My defintion of Web 2.0 circa Jan 2007
Funny, Howard Greenstein once referenced me in his description of Web 2.0 in an article - which lead me to write my own blogpost on the concept back in March 2006. At the time, I was riding the media wave much like everyone else. Loving this concept of "social media", building a podcasting company and thinking we had the market by the ear. But, I now look at the story with a different eye. For me, Web 2.0 is defined by the following principles:
- Data must be free to "mash"
Back in 1995, when I first learned of BLOBs, I kept thinking that BLOBs were the end-all, be-all. We could now store different types of content into a database and access it with minimial effort. Now, we could use a simple SQL query to get our content. The challenge was security, authentication, and other services on top of the database that hampered our efforts. Today, with the proliferation of APIs led by the energies of the web-services/XML revolution of 2000-2005, we have achieved a level of this by standardizing our protocols and allowing for managed access to the database. Include the speed of bandwidth from the server to the users client interface - and you are close approaching the speeds we saw on our 486 machines back in 1995 in terms of perceived performance - at a cost coming close to free.
- Users must be able to contribute
Instead of assuming experts are always correct because the tools for aggregation of opinion were always time-consuming and troublesome, today - polling the community on their opinion and their wisdom is simply a push button away - whether on a blog, on a wiki or an email message leading to a way to respond. By allowing for such community contributions, reputations are formed in ways that are not normally seen and users begin to feel the power of ownership through action.

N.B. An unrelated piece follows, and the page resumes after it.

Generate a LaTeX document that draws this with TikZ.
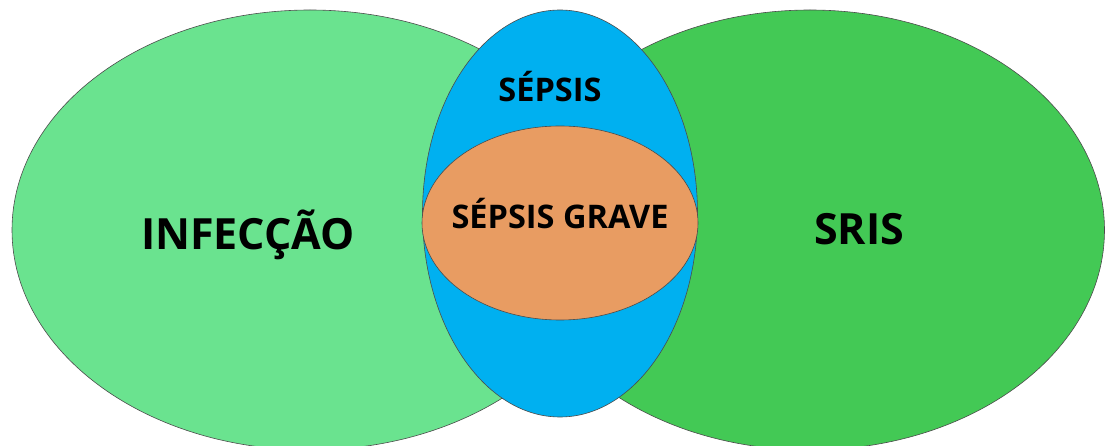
\documentclass[tikz,border=0pt]{standalone}
\usepackage{fontspec}
\setmainfont{Open Sans}
\usetikzlibrary{shapes.geometric}
\definecolor{infgreen}{RGB}{106,227,143}
\definecolor{sirsgreen}{RGB}{67,201,85}
\definecolor{sepblue}{RGB}{0,176,240}
\definecolor{sevorange}{RGB}{232,156,98}
\tikzset{
  blob/.style={ellipse, draw=black!70, line width=0.6pt, inner sep=0pt},
  biglabel/.style={anchor=base, font=\bfseries\fontsize{43}{47}\selectfont, text=black, inner sep=0pt},
  smalllabel/.style={anchor=base, font=\bfseries\fontsize{32.5}{36}\selectfont, text=black, inner sep=0pt}
}
\begin{document}
\begin{tikzpicture}[x=1pt,y=-1pt]
\useasboundingbox (0,0) rectangle (1106,446);
\node[blob, fill=infgreen, minimum width=596pt, minimum height=440pt] (inf) at (310,230) {};
\node[blob, fill=sirsgreen, minimum width=589pt, minimum height=440pt] (sris) at (810,230) {};
\node[blob, fill=sepblue, minimum width=275pt, minimum height=407pt] (sep) at (560,213.5) {};
\node[blob, fill=sevorange, minimum width=276pt, minimum height=194pt] (sev) at (560,223) {};
\node[biglabel] (tinf) at (248,250) {INFECÇÃO};
\node[biglabel] (tsris) at (859,245) {SRIS};
\node[smalllabel] (tsep) at (550,102) {SÉPSIS};
\node[smalllabel] (tsev) at (560,229) {SÉPSIS GRAVE};
\end{tikzpicture}
\end{document}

- Mashable acts extend beyond programming
Instead of keeping this only in the realm of programming, mashing is an act of involvement that is part of the pendulum that is swinging back. Call it my political sensitivities, but the US has gone through 15 years of an interesting pendulum. From a recession, to a boom unlike any other, to an almost depression where a new government used fear to oppress and control our people, to a pentup energy to express and represent ourselves. Then with technology as the friction reducer, collaboration became possible - even from the desktop. And, due to our human need, we found channels to meet and collaborate off the 'net. Consider the number of non-profits and acts of physical presence that occurs on a regular basis - bringing down borders that normally were there because the obstacle for crossing was too high.
Just some of my thoughts gleaned from my students and my readings.